If you look at the dock, though, you will see it is not. Which is odd.
Time to upgrade! (new wife!)
Love the MacBook Pro update, but not sure how i feel about all this iOS stuff coming to the Mac. I already have an iPhone and an iPad... Don't really want to deal with crappy iOS folders on my full scale computer.
Way cheaper to just buy another Mac.
Dashboard has never had to be in your dock for you to access it.
LOL. Lawyer + half of assets + support for kids if any versus new Mac.
That argument makes no sense. If you want to argue they aren't serious about enterprise with this move, I would make the argument that they are including a lot of functionality on a client machine that will require extra hardening for IT departments in order not to have "client machines" with open exploitation vectors like LDAP directories or HTTP servers.
I know that, but in almost every other dock image, certainly of Snow Leopard, it is featured there. With the amount of things on that dock, why would it not be there?
Yeah, just like all those Linux distributions just package up all the enterprise stuff like volume managers, different daemons for services, etc.. for the consumer ?
That argument makes no sense.
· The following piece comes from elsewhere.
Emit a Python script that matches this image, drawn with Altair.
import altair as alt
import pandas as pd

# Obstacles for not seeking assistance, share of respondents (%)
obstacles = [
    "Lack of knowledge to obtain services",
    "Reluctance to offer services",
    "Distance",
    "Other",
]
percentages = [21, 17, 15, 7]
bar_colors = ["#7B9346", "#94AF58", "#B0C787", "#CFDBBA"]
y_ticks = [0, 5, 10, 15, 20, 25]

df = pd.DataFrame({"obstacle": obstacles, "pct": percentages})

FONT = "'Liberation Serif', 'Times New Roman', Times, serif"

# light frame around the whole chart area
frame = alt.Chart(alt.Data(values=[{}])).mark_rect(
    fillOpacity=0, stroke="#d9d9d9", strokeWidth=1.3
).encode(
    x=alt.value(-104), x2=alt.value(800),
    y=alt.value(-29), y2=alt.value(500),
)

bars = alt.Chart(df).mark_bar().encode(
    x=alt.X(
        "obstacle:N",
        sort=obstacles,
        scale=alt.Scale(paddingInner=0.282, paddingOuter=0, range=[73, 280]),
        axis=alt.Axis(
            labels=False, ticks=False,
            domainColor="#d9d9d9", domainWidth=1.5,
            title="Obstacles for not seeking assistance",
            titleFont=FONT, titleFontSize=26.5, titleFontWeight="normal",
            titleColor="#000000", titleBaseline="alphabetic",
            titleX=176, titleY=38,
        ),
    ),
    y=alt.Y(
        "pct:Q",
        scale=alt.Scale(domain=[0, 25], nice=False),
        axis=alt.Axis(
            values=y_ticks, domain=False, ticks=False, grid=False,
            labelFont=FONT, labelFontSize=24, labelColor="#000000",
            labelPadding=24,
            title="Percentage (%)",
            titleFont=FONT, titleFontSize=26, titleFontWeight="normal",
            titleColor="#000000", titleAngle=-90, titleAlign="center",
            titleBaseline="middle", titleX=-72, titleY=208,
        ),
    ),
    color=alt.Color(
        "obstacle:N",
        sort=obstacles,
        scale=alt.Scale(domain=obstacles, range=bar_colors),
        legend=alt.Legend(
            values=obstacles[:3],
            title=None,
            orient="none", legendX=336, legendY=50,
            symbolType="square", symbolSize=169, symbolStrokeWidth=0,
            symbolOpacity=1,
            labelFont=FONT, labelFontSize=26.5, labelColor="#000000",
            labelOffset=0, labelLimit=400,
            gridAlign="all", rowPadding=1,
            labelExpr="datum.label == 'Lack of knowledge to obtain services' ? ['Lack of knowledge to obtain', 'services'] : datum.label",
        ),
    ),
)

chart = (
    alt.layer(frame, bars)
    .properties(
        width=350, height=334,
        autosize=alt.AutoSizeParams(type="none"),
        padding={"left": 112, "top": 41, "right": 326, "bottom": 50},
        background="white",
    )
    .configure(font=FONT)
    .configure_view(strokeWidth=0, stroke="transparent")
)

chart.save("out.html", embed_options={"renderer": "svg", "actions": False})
If you want to argue they aren't serious about enterprise with this move, I would make the argument that they are including a lot of functionality on a client machine that will require extra hardening for IT departments in order not to have "client machines" with open exploitation vectors like LDAP directories or HTTP servers.
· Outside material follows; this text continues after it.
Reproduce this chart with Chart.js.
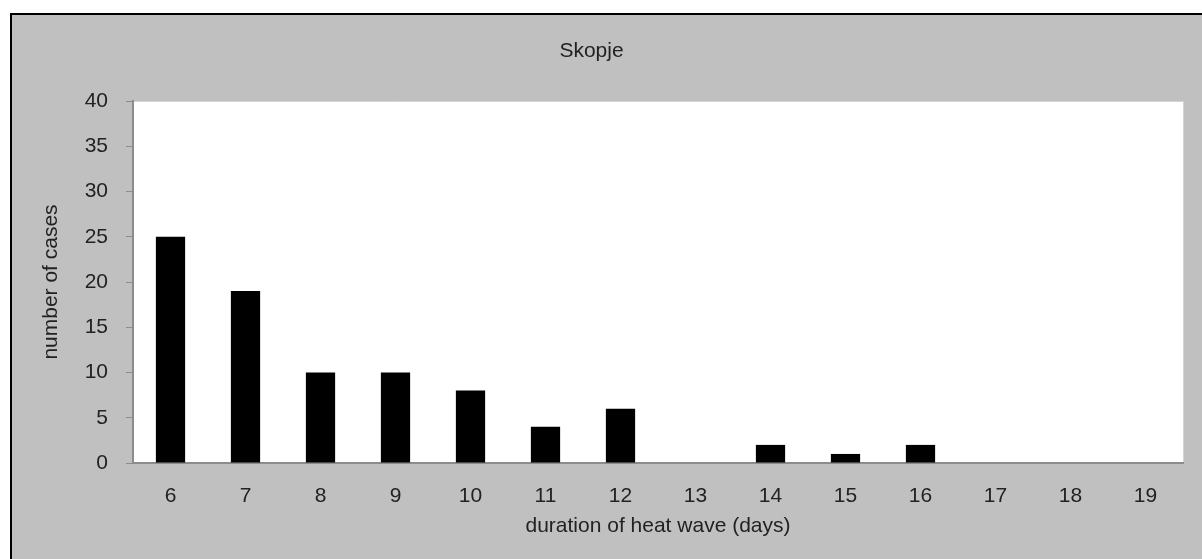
<!DOCTYPE html>
<html>
<head>
<meta charset="utf-8">
<script src="https://cdn.jsdelivr.net/npm/chart.js@4/dist/chart.umd.min.js"></script>
<style>
  html, body { margin: 0; padding: 0; background: #fff; }
  #wrap { width: 1202px; height: 559px; }
</style>
</head>
<body>
<div id="wrap"><canvas id="chart_skopje"></canvas></div>
<script>
  // data
  const durations = ['6', '7', '8', '9', '10', '11', '12', '13', '14', '15', '16', '17', '18', '19'];
  const cases = [25, 19, 10, 10, 8, 4, 6, 0, 2, 1, 2, 0, 0, 0];
  const titleText = 'Skopje';
  const xTitle = 'duration of heat wave (days)';
  const yTitle = 'number of cases';

  const font = { family: "'Liberation Sans', Arial, sans-serif", size: 21 };
  const textColor = '#222222';

  // frame: white outside, gray panel with black left/top edge, white plot area
  const framePlugin = {
    id: 'frame',
    beforeDraw(chart) {
      const ctx = chart.ctx;
      const a = chart.chartArea;
      ctx.save();
      ctx.fillStyle = '#ffffff';
      ctx.fillRect(0, 0, chart.width, chart.height);
      ctx.fillStyle = '#c0c0c0';
      ctx.fillRect(10, 13, chart.width - 10, chart.height - 13);
      ctx.fillStyle = '#000000';
      ctx.fillRect(10, 13, 2, chart.height - 13);
      ctx.fillRect(10, 13, chart.width - 10, 2);
      ctx.fillStyle = '#ffffff';
      ctx.fillRect(a.left, a.top, a.right - a.left, a.bottom - a.top);
      ctx.strokeStyle = '#d4d4d4';
      ctx.lineWidth = 1;
      ctx.beginPath();
      ctx.moveTo(a.left, a.top + 0.5);
      ctx.lineTo(a.right + 0.5, a.top + 0.5);
      ctx.lineTo(a.right + 0.5, a.bottom);
      ctx.stroke();
      ctx.restore();
    }
  };

  let chartEl = document.querySelector('#chart_skopje');

  if (chartEl) {
    new Chart(chartEl, {
      type: 'bar',
      data: {
        labels: durations,
        datasets: [{
          data: cases,
          backgroundColor: '#000000',
          borderWidth: 0,
          categoryPercentage: 1,
          barPercentage: 0.39
        }]
      },
      options: {
        responsive: true,
        maintainAspectRatio: false,
        animation: false,
        layout: { padding: { left: 0, right: 19, top: 0, bottom: 0 } },
        plugins: {
          legend: { display: false },
          tooltip: { enabled: false },
          title: {
            display: true,
            text: titleText,
            color: textColor,
            font: { ...font, weight: 'normal' },
            padding: { top: 39, bottom: 36.8 }
          }
        },
        scales: {
          x: {
            grid: { display: false, drawTicks: false },
            border: { display: true, color: '#8c8c8c', width: 2 },
            ticks: { color: textColor, font, padding: 21, maxRotation: 0, autoSkip: false },
            title: {
              display: true,
              text: xTitle,
              color: textColor,
              font,
              padding: { top: 0, bottom: 20 }
            },
            afterFit(scale) { scale.height = 96; }
          },
          y: {
            min: 0,
            max: 40,
            grid: { drawOnChartArea: false, drawTicks: true, tickLength: 7, color: '#8c8c8c' },
            border: { display: true, color: '#8c8c8c', width: 2 },
            ticks: { stepSize: 5, color: textColor, font, padding: 18 },
            title: {
              display: true,
              text: yTitle,
              color: textColor,
              font,
              padding: { top: 39, bottom: 0 }
            },
            afterFit(scale) { scale.width = 133; }
          }
        }
      },
      plugins: [framePlugin]
    });
  }
</script>
</body>
</html>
Anyway, let's face it, OS X is Unix. Snow Leopard in its non-server form is as capable as Snow Leopard Server as a server. It just lacks the pretty little GUIs Apple ships, which to any serious Unix admin is just useless fluff anyhow. Like I'm going to use Web Server Manager to play around with Apache instead of just editing httpd.conf and apachectl configtest/apachectl -S/apachectl start.
On *NIX systems only root privileges can modify HTTP server and other services. I am not sure how much "extra hardening" it would take an IT department to not drop the ball and give end users root access.![]()
I believe Macs now ship with hard drive icons turned off on the desktop, correct? I spent years turning that off on all my new Macs. Eventually Apple agreed with that line of thinking and started shipping it that way. You can turn it back on if you want, but the default is 'off.'
I suspect Dashboard is getting the same treatment. They expect you to access it through this new centralized method so they took it off the dock. Makes sense to me.
I totally disagree. I hate it. Breaks the whole Desktop UI paradigm. I see why it is useful in iOS, but NOT in desktop.
Edit: I see a screenshot of the prefs to "always show" scrollbars. AMEN for once they made it a pref right away, and not after 1 million people complain about it.
Did anyone see the new progress bars?
http://www.neowin.net/forum/uploads/monthly_02_2011/post-17580-0-34568100-1298570026.png
it may still be buggy at the corners but hey! I really like them![]()
This isn't really the case for OS X Server. The problem is that everyone could effectively have their own "local" server. Which would be a frakkin nightmare.
So, I hear that Apple has finally noticed that we Linux crowd are enjoying dm-crypt for years, and started marketing "innovative" full-disk encryption.
Then they rolled out Versions, which is what those more tech-savvy users have had for decades, namely since RCS was first out. (I bet there are transparent solutions on top of git, however I never needed one.)